The Babadook makes psychological horror fashionable again

FILM by Jorge Ignacio Castillo


The Babadook
June 4-7
RPL Film Theatre
4.5 / 5

After a never-ending parade of watered-down remakes (looking at you, Poltergeist), copycat villains and inept victims, it seems finally the horror genre has turned a corner.

Two movies that originated worlds apart have brought substance back to the most disreputable film genre outside porn and rom-coms. The American one, It Follows, tackles the long-term repercussions of sexual assault. Australia’s The Babadook deals with the ever-present nature of grief.

It also has more genuinely unsettling moments than all five Paranormal Activity movies combined.

The Babadook is also relatable: seven years after the traumatizing death of her husband, Amelia (powerhouse performance by Essie Davis) is very far from getting over it. Overworked, depressed and overwhelmed by Samuel, her little bundle of mayhem, Amelia hasn’t seen a hairbrush in weeks and is one setback away from total mental breakdown. The straw that breaks the camel’s back is a sinister (and awesome) pop-up book of undetermined origin titled, Mister Babadook.
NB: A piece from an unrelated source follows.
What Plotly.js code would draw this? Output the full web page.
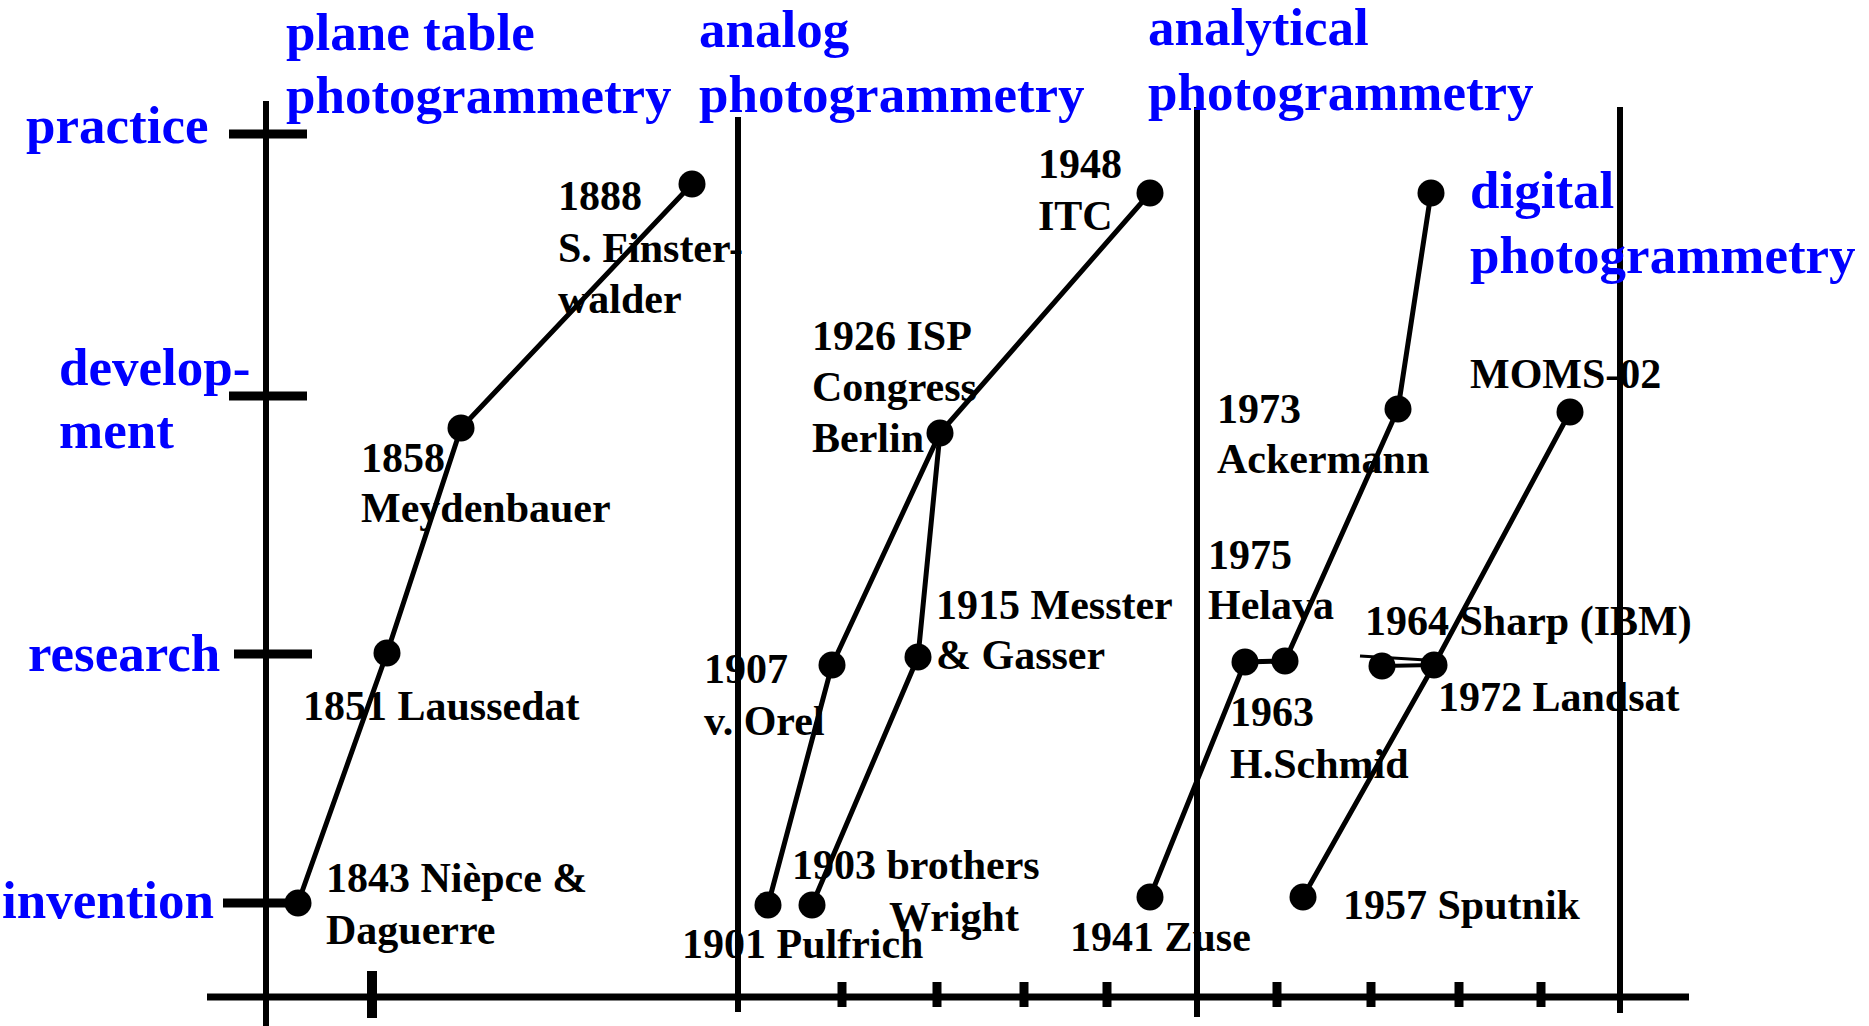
<!DOCTYPE html>
<html>
<head>
<meta charset="utf-8">
<script src="https://cdn.plot.ly/plotly-3.0.1.min.js"></script>
<style>html,body{margin:0;padding:0;background:#fff;overflow:hidden}</style>
</head>
<body>
<div id="chart" style="width:1869px;height:1026px"></div>
<script>
// ---------------- DATA ----------------
// Events: horizontal position on the timeline strip, vertical position on the stage scale
const eventNames = ['1843 Nièpce & Daguerre','1851 Laussedat','1858 Meydenbauer','1888 S. Finsterwalder',
  '1901 Pulfrich','1903 brothers Wright','1907 v. Orel','1915 Messter & Gasser','1926 ISP Congress Berlin','1948 ITC',
  '1941 Zuse','1963 H.Schmid','1975 Helava','1973 Ackermann','digital photogrammetry',
  '1957 Sputnik','1964 Sharp (IBM)','1972 Landsat','MOMS-02'];
const eventPos   = [298, 387, 461, 692, 768, 812, 832, 918, 940, 1150, 1150, 1245, 1285, 1398, 1431, 1303, 1382, 1434, 1570];
const eventStage = [903, 653, 428, 184, 905, 905, 665, 657, 433, 193, 897, 662, 661, 409, 193, 897, 666, 665, 412];

// Lines of development (indices into the event arrays)
const chains = [
  [0, 1, 2, 3],
  [4, 6, 8, 9],
  [5, 7, 8],
  [10, 11, 12, 13, 14],
  [15, 17, 18]
];
const sideLinks = [[16, 17]];
const sharpStubPos = [1360, 1426];
const sharpStubStage = [656, 660];

// Event label texts (one array of lines per event, null = no label)
const eventLabelLines = [
  ['1843 Nièpce &', 'Daguerre'],
  ['1851 Laussedat'],
  ['1858', 'Meydenbauer'],
  ['1888', 'S. Finster-', 'walder'],
  ['1901 Pulfrich'],
  ['1903 brothers', 'Wright'],
  ['1907', 'v. Orel'],
  ['1915 Messter', '& Gasser'],
  ['1926 ISP', 'Congress', 'Berlin'],
  ['1948', 'ITC'],
  ['1941 Zuse'],
  ['1963', 'H.Schmid'],
  ['1975', 'Helava'],
  ['1973', 'Ackermann'],
  null,
  ['1957 Sputnik'],
  ['1964 Sharp (IBM)'],
  ['1972 Landsat'],
  ['MOMS-02']
];

// Stages (vertical categories)
const stageLabels = [['invention'], ['research'], ['develop-', 'ment'], ['practice']];
const stageLevel = [903, 654, 396, 134];

// Eras (horizontal sections)
const eraLabels = [['plane table', 'photogrammetry'], ['analog', 'photogrammetry'],
                   ['analytical', 'photogrammetry'], ['digital', 'photogrammetry']];
const eraBoundaryPos = [266, 738, 1197, 1620];

// Time axis ticks
const timeTicksMajor = [372];
const timeTicksMinor = [842, 937, 1024, 1107, 1277, 1371, 1459, 1541];

// ---------------- LAYOUT / STYLE ----------------
const W = 1869, H = 1026;
const FONT_FAMILY = '"Liberation Serif", "Times New Roman", Times, serif';
const DESC = 0.216;
const blackFont = {family: FONT_FAMILY, size: 42, color: '#000000', weight: 'bold'};
const blueFont  = {family: FONT_FAMILY, size: 53, color: '#0000ff', weight: 'bold'};

// label placement: x = left edge, b = first baseline, gap = line gap, indent = per line shift
const eventLabelPlace = [
  {x: 326, b: 892, gap: 52},
  {x: 303, b: 720},
  {x: 361, b: 472, gap: 50},
  {x: 558, b: 210, gap: 51.5},
  {x: 682, b: 958},
  {x: 792, b: 879, gap: 52, indent: [0, 97]},
  {x: 704, b: 683, gap: 52},
  {x: 936, b: 619, gap: 50},
  {x: 812, b: 350, gap: 51},
  {x: 1038, b: 178, gap: 52},
  {x: 1070, b: 951},
  {x: 1230, b: 726, gap: 52},
  {x: 1208, b: 569, gap: 50},
  {x: 1217, b: 423, gap: 50},
  null,
  {x: 1343, b: 919},
  {x: 1365, b: 636},
  {x: 1438, b: 711},
  {x: 1470, b: 388}
];
const stageLabelPlace = [
  {x: 2, b: 918},
  {x: 28, b: 671},
  {x: 59, b: 385, gap: 63},
  {x: 26, b: 143}
];
const eraLabelPlace = [
  {x: 286, b: 50, gap: 63},
  {x: 699, b: 47, gap: 65},
  {x: 1148, b: 45, gap: 65},
  {x: 1470, b: 208, gap: 65}
];
const stageTickFrom = [223, 234, 229, 229];
const stageTickTo   = [296, 312, 307, 307];
const eraBoundaryTop    = [101, 117, 107, 107];
const eraBoundaryBottom = [1026, 1012, 1017, 1013];
const axisLevel = 997, axisFrom = 207, axisTo = 1689;

// ---------------- BUILD ----------------
const traces = [];
chains.forEach(c => {
  traces.push({type: 'scatter', mode: 'lines', x: c.map(i => eventPos[i]), y: c.map(i => eventStage[i]),
    line: {color: '#000', width: 5}, hoverinfo: 'skip'});
});
sideLinks.forEach(c => {
  traces.push({type: 'scatter', mode: 'lines', x: c.map(i => eventPos[i]), y: c.map(i => eventStage[i]),
    line: {color: '#000', width: 4}, hoverinfo: 'skip'});
});
traces.push({type: 'scatter', mode: 'lines', x: sharpStubPos, y: sharpStubStage,
  line: {color: '#000', width: 3}, hoverinfo: 'skip'});
traces.push({type: 'scatter', mode: 'markers', x: eventPos, y: eventStage, text: eventNames,
  marker: {color: '#000', size: 27, line: {width: 0}}, hoverinfo: 'text'});

const shapes = [];
const seg = (x0, y0, x1, y1, w) => shapes.push({type: 'line', xref: 'x', yref: 'y', x0, y0, x1, y1,
  line: {color: '#000', width: w}, layer: 'below'});
eraBoundaryPos.forEach((p, i) => seg(p, eraBoundaryTop[i], p, eraBoundaryBottom[i], 6));
stageLevel.forEach((l, i) => seg(stageTickFrom[i], l, stageTickTo[i], l, 9));
seg(axisFrom, axisLevel, axisTo, axisLevel, 7);
timeTicksMajor.forEach(p => seg(p, 971, p, 1018, 10));
timeTicksMinor.forEach(p => seg(p, 982, p, 1007, 9));

const annotations = [];
function addLabel(lines, place, font) {
  if (!lines || !place) return;
  lines.forEach((t, i) => {
    const base = place.b + i * (place.gap || 0);
    const dx = (place.indent && place.indent[i]) || 0;
    annotations.push({xref: 'x', yref: 'y', x: place.x + dx, y: base + DESC * font.size,
      xanchor: 'left', yanchor: 'bottom', text: t, showarrow: false, font: font,
      borderpad: 0, borderwidth: 0, align: 'left'});
  });
}
eventLabelLines.forEach((l, i) => addLabel(l, eventLabelPlace[i], blackFont));
stageLabels.forEach((l, i) => addLabel(l, stageLabelPlace[i], blueFont));
eraLabels.forEach((l, i) => addLabel(l, eraLabelPlace[i], blueFont));

const layout = {
  width: W, height: H, autosize: false,
  margin: {l: 0, r: 0, t: 0, b: 0, pad: 0},
  paper_bgcolor: '#fff', plot_bgcolor: '#fff',
  showlegend: false,
  xaxis: {range: [0, W], visible: false, fixedrange: true},
  yaxis: {range: [H, 0], visible: false, fixedrange: true},
  shapes: shapes,
  annotations: annotations
};
Plotly.newPlot('chart', traces, layout, {displayModeBar: false, staticPlot: true});
</script>
</body>
</html>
A figure akin to the Sandman and similar entities in cultures everywhere, the Babadook takes hold of Samuel’s imagination. It’s no surprise: it embodies the most common childhood fears (darkness, abandonment, closets) and exploits adults’ most pressing concern — the feeling that something is not right with their children. As mischief escalates, the question becomes is Samuel unbalanced — a plausible possibility — or is there another force at play? Something Babadookian, perhaps?

There’s a lot to like in The Babadook, which could easily pass for a love letter to single mothers. Amelia is a very understandable character, both at her best and worst moments. She’s fallible but not stupid. Samuel can be nightmare and he has a propensity for violence, but most of the time he’s an average, manic seven year-old.

Without saying too much, the movie successfully subverts audience expectations in interesting ways. Not a small feat in any genre and a towering accomplishment in horror.

The Babadook crosses the border between waking reality and the land of dreams often and effectively, hindering the audience’s grasp on the events taking place on screen, and it’s all the better for it. Everything in our field of vision is slightly askew so the audience can’t get comfortable, even during the quiet times.

There are elements of The Exorcist, The Omen and even Home Alone in The Babadook but all things considered, this movie is its own beast. First-time writer/director Jennifer Kent has a unique voice and is not afraid to look into the darker corners of motherhood. We should hear from her again.

Ultimately, The Babadook is about the power of grief, particularly over those who can’t cope with loss (towards the end, the point is underscored with increasing bluntness), and the question of the grief-stricken can regain control. It’s extremely rare for a horror movie to deliver a nuanced message it in such compelling fashion. A must-see.